Reference: Zhang Shiqiu and Duan Yanxin. 1999. Marginal Cost Pricing for coal fired electricity in coastal cities of China: The case of Mawan Electricity Plant in Shenzhen, Guangdong Province. EEPSEA Research Report Series, No. 1, 1-41.

Summary: The study provided a detailed analysis of the damage and costs caused by different pollutants at varying distances from the Mawan Electricity Plant in Shenzhen, China. The major results of the study are: 1) significant environmental damage is caused by electricity production that is mainly imposed on regions far from the electricity plant; 2. the most significant contributor to the total damage is air pollution, and SO2, NOx and particulate matter are the three major pollutants having the highest damage; and 3. pollution treatment and prevention costs are much lower than the damage caused per unit of particulate, SO2, and NOx emissions. Moreover, the results show that China needs to have a more effective levy system on SO2, and a more manageable electricity tariff mechanism to internalize the environmental externalities. The findings also have implications on pollution control strategies, compensation schemes, and emission trading agreements.

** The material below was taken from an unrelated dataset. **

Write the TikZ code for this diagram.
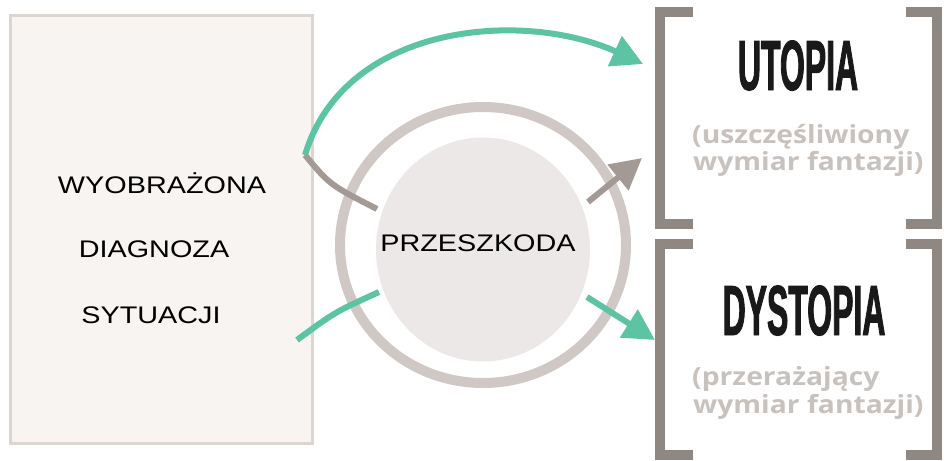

Site Characteristics: The remarkable economic growth of China in recent years caused the nation to have a struggle in meeting its enormous energy needs. China's power plants are largely dependent on coal. In 1995, 32.2% of China's total coal consumption was attributed to the power sector. Thermal power output accounted for 80.2% of the total electricity produced, 86.8% of which was produced using coal. The government plans to continue to depend heavily on coal to meet its increasing demands for power. As such, it is expected that China's air pollution will increase substantially due to the expected increase in the use of coal for power generation. However, the power sector is plagued with problems regarding the supply mix, shortages and price distortions.

Comments: The performed economic valuation was economically and mathematically comprehensive.